The miniatures describe types of deaths: dismembered, bleeding organs, stabbings by unclear objects (transforming the victims into a sort of unicorn), cropped heads and skulls thrown on the ground as rocks, buried beneath ruins. In one scene a wolf lays its sweet paw over a bleeding dismembered leg, its’ pack members running below, in another a bear lethargically looks at a plucked arm thrown over rocks. Those horrific death stories are shocking and humiliating (also) because the animals continue to appear in their cute “porcelainic” positions, in their empty gazes, paw-lickings, in the playfulness of their habits.                   The contrast between the appalling content and the sweet, un-threatening form is an effective one.                          In each figurine a surprising new horror is revealed, every mise-en-scène tells a great drama, a struggle for life and death and agonizing torment in a different way.

The exhibition is divided in two halves completely opposite of each other: the brutalistic cold style of the memorial wall is meant for public spaces, for the outdoors, the public domains, for the national commemoration, the Israeli wars. It is the most distant style of the porcelain-like figures. Unlike the austerity of the wall, the secular drama and masculine heroics of it – the miniatures are mincing. 

They are sentimental genre sculptures, connected to homey glass displays, to unrestrained taste, to a complete rejection of the modernist idea. They are sensual and appear as the perfect hybrid between the Grimm brothers and the Chapman brothers, representing a decadent fantasy, luscious and insatiable.
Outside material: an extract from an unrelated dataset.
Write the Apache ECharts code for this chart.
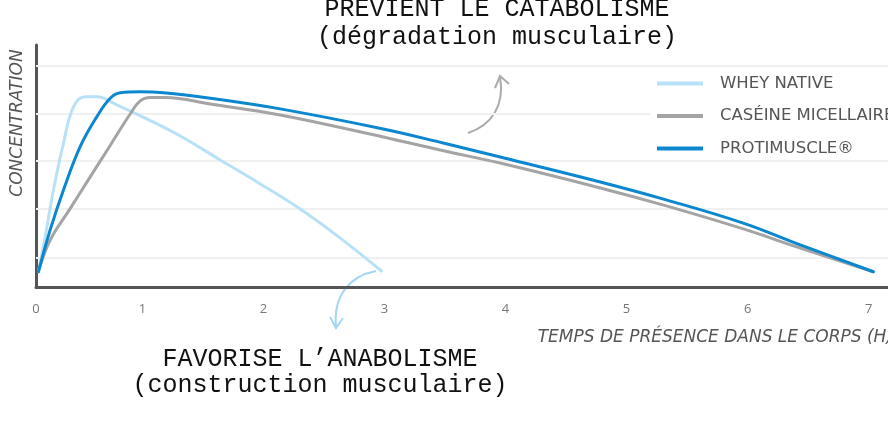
<!DOCTYPE html>
<html>
<head>
<meta charset="utf-8">
<script src="https://cdn.jsdelivr.net/npm/echarts@6/dist/echarts.min.js"></script>
<style>
html,body{margin:0;padding:0;background:#fff;}
#chart{width:888px;height:427px;}
</style>
</head>
<body>
<div id="chart"></div>
<script>
// ---- Data (hours, concentration in arbitrary units) ----
const seriesNames = ['WHEY NATIVE', 'CASÉINE MICELLAIRE', 'PROTIMUSCLE®'];
const seriesColors = ['#b8e1f8', '#a4a4a4', '#0b87cf'];

const wheyNative = [
  [0.140, 6.3], [0.196, 20.8], [0.264, 40.1], [0.347, 59.4], [0.430, 74.5],
  [0.526, 78.6], [0.623, 78.6], [0.791, 75.2], [1.039, 69.4], [1.312, 62.4],
  [1.642, 52.5], [1.973, 42.6], [2.303, 32.2], [2.634, 20.2], [2.974, 6.6]
];
const caseineMicellaire = [
  [0.140, 6.3], [0.237, 19.4], [0.402, 32.4], [0.568, 45.5], [0.733, 58.5],
  [0.898, 71.5], [0.981, 76.9], [1.064, 78.3], [1.188, 78.3], [1.560, 75.6],
  [2.138, 71.1], [2.989, 62.0], [3.460, 56.6], [3.989, 50.8], [4.783, 40.9],
  [5.328, 33.5], [5.964, 24.0], [6.435, 16.1], [7.039, 6.3]
];
const protimuscle = [
  [0.140, 6.3], [0.237, 23.6], [0.347, 40.1], [0.485, 58.0], [0.623, 70.4],
  [0.733, 78.0], [0.816, 80.3], [0.981, 80.7], [1.174, 80.3], [1.560, 78.0],
  [2.138, 73.6], [2.989, 65.3], [3.485, 59.5], [3.989, 53.3], [4.783, 43.4],
  [5.328, 36.0], [5.964, 26.4], [6.435, 17.4], [7.039, 6.3]
];

const xTickValues = [0.12, 1, 2, 3, 4, 5, 6, 7];
const xTickLabels = ['0', '1', '2', '3', '4', '5', '6', '7'];
const gridLineValues = [12, 32.5, 52, 71.5, 91.3];

const xAxisName = 'TEMPS DE PRÉSENCE DANS LE CORPS (H)';
const yAxisName = 'CONCENTRATION';
const topNote = ['PRÉVIENT LE CATABOLISME', '(dégradation musculaire)'];
const bottomNote = ['FAVORISE L’ANABOLISME', '(construction musculaire)'];

// ---- Chart ----
const chart = echarts.init(document.getElementById('chart'), null, {renderer: 'canvas'});
const sansFont = '"Open Sans", "Noto Sans", sans-serif';
const wideFont = '"DejaVu Sans", "Open Sans", sans-serif';
const monoFont = '"Liberation Mono", "DejaVu Sans Mono", monospace';

const dataSets = [wheyNative, caseineMicellaire, protimuscle];

const series = [{
  type: 'line',
  name: '__grid',
  data: [],
  silent: true,
  z: 1,
  markLine: {
    silent: true,
    z: 1,
    symbol: 'none',
    label: {show: false},
    lineStyle: {color: '#f0f0f0', type: 'solid', width: 2},
    data: gridLineValues.map(v => ({yAxis: v}))
  }
}].concat(seriesNames.map((n, i) => ({
  type: 'line',
  name: n,
  data: dataSets[i],
  smooth: 0.4,
  showSymbol: false,
  symbol: 'none',
  z: 2,
  itemStyle: {color: seriesColors[i]},
  lineStyle: {color: seriesColors[i], width: 3, cap: 'round', join: 'round'}
})));

chart.setOption({
  animation: false,
  backgroundColor: '#ffffff',
  grid: {left: 36, right: 0, top: 45, bottom: 140, containLabel: false},
  legend: {
    data: seriesNames,
    orient: 'vertical',
    left: 650,
    top: 69,
    z: 10,
    padding: [6, 0, 1, 7],
    backgroundColor: '#ffffff',
    itemWidth: 46,
    itemHeight: 4,
    itemGap: 15.5,
    icon: 'rect',
    textStyle: {fontFamily: wideFont, fontSize: 16.5, color: '#555', padding: [0, 0, 0, 12]}
  },
  xAxis: {
    type: 'value',
    min: 0.12,
    max: 7.16,
    splitLine: {show: false},
    axisTick: {show: false},
    axisLine: {show: true, onZero: false, lineStyle: {color: '#555', width: 3}},
    axisLabel: {
      customValues: xTickValues,
      formatter: (v) => xTickLabels[xTickValues.indexOf(v)] ?? String(Math.round(v)),
      color: '#777',
      fontFamily: sansFont,
      fontSize: 13,
      margin: 16
    }
  },
  yAxis: {
    type: 'value',
    min: 0,
    max: 100,
    splitLine: {show: false},
    axisTick: {show: false},
    axisLabel: {show: false},
    axisLine: {show: true, onZero: false, lineStyle: {color: '#555', width: 3}}
  },
  graphic: [
    {type: 'text', x: 18, y: 123, rotation: Math.PI / 2,
      style: {text: yAxisName, textAlign: 'center', textVerticalAlign: 'middle',
        font: 'italic 17px ' + wideFont, fill: '#555'}},
    {type: 'text', x: 893, y: 338,
      style: {text: xAxisName, textAlign: 'right', textVerticalAlign: 'middle',
        font: 'italic 17px ' + wideFont, fill: '#555'}},
    {type: 'text', x: 497, y: 9,
      style: {text: topNote[0], textAlign: 'center', textVerticalAlign: 'middle',
        font: '25px ' + monoFont, fill: '#111'}},
    {type: 'text', x: 497, y: 37,
      style: {text: topNote[1], textAlign: 'center', textVerticalAlign: 'middle',
        font: '25px ' + monoFont, fill: '#111'}},
    {type: 'text', x: 320, y: 359,
      style: {text: bottomNote[0], textAlign: 'center', textVerticalAlign: 'middle',
        font: '25px ' + monoFont, fill: '#111'}},
    {type: 'text', x: 320, y: 385,
      style: {text: bottomNote[1], textAlign: 'center', textVerticalAlign: 'middle',
        font: '25px ' + monoFont, fill: '#111'}},
    // gray arrow
    {type: 'bezierCurve', shape: {x1: 468, y1: 133, cpx1: 492, cpy1: 125, cpx2: 505, cpy2: 105, x2: 500, y2: 77},
      style: {stroke: '#ababab', lineWidth: 2, fill: null}},
    {type: 'polyline', shape: {points: [[495, 88], [500, 76], [509, 84]]},
      style: {stroke: '#ababab', lineWidth: 2, fill: null}},
    // light blue arrow
    {type: 'bezierCurve', shape: {x1: 376, y1: 271, cpx1: 350, cpy1: 276, cpx2: 333, cpy2: 295, x2: 336, y2: 327},
      style: {stroke: '#a3d6f3', lineWidth: 2, fill: null}},
    {type: 'polyline', shape: {points: [[330, 317], [336, 328], [343, 318]]},
      style: {stroke: '#a3d6f3', lineWidth: 2, fill: null}}
  ],
  series: series
});
</script>
</body>
</html>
The porcelain culture is historically connected to European bourgeoisie, producing regal objects in lesser qualities and grace. Today they are objects of the lowest class, bought in dollar shops, decorating teenage girls’ rooms.

The design of the space is ravishing in its preciseness.                                                                                              The impressive wall matches the concrete ceiling of the gallery, the pedestals match the floor.                               The meticulous attention is both on general atmosphere and the small details, and the impression is of a complete installation, formalistically and thematically, when the overall impression is of an accurate portrayal of necrophilia.

The work is an intelligent expression of the “anti-sublime”, of the fetishization of death in its various forms. Yoeli has succeeded in creating a convincing space, that includes monumental sculpture as well as miniature sculpture, both dealing with the décor of death, and demonstrated in a profound manner how death is their basic infrastructure and their raison d’être. It is because of that that each of these two elements also functions as the others’ sublimation, conjoined with no answer to the question which of the two is the euphemism that covers the other’s vulgar brutality.